Но кому снится этот сон? Что за вопрос? Конечно, ледяной сучке Северин, которая только и мечтает корчиться и орать под плеткой, ощущать удары корявого мужланского члена в своей изысканной заднице, валяться в грязи, покрываться липким потом, запах которого перебьет аромат любых духов. «Буржуа подобны свиньям», – пел Жак Брель, другой великий анархист и похабник.

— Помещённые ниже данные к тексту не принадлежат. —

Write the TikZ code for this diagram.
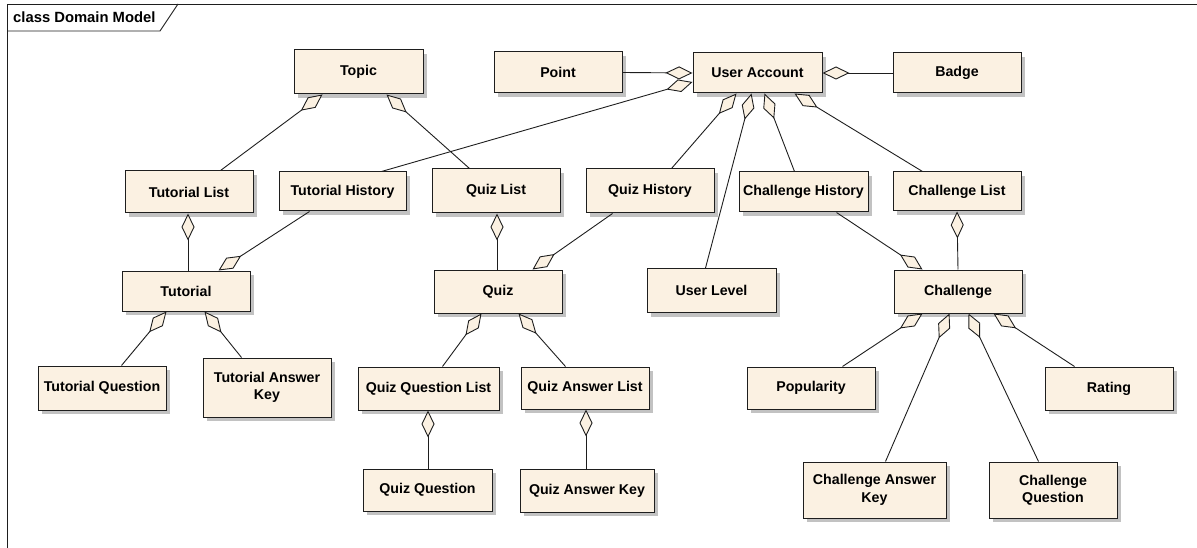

Лучшая, между прочим, роль Катрин Денев. Змий Бунюэль прекрасно понимал, что «к лицу» не только девушке из хорошей семьи, но и этой ледяной, фригидной, бессмысленной и царственной – именно в своей полной бессмысленности – «королеве» французского кино. Какие, к этакой матери, тебе шербурские зонтики! Какая чистая провинциальная любовь! «Пуркуа лабсансе э си лонге, пуркуа же не сюи па морте»? Пой, ласточка, пой, а в рот возьмешь? Идеальное амплуа Денев – сексуальная психопатка, будь то в «Мадмуазель» Тони Ричардсона, «Отвращении» Романа Поланского или «Дневной красавице». Лучшие люди 1960-х прекрасно понимали, что именно надо делать с этакой куклой, раз уж она обнаружилась в кинопространстве. Но лучше всех лучших людей это понимал опять-таки старик Бунюэль. Нет никаких сомнений в том, что порка, открывающая «Дневную красавицу», – сладкий сон не только Северин, но и самого режиссера.
Интересно, а найдется ли вменяемый человек, которому бы не хотелось выпороть юную Катрин Денев? То-то. Но выпорол ее один лишь Бунюэль. Вы, нынешние, ну-тка?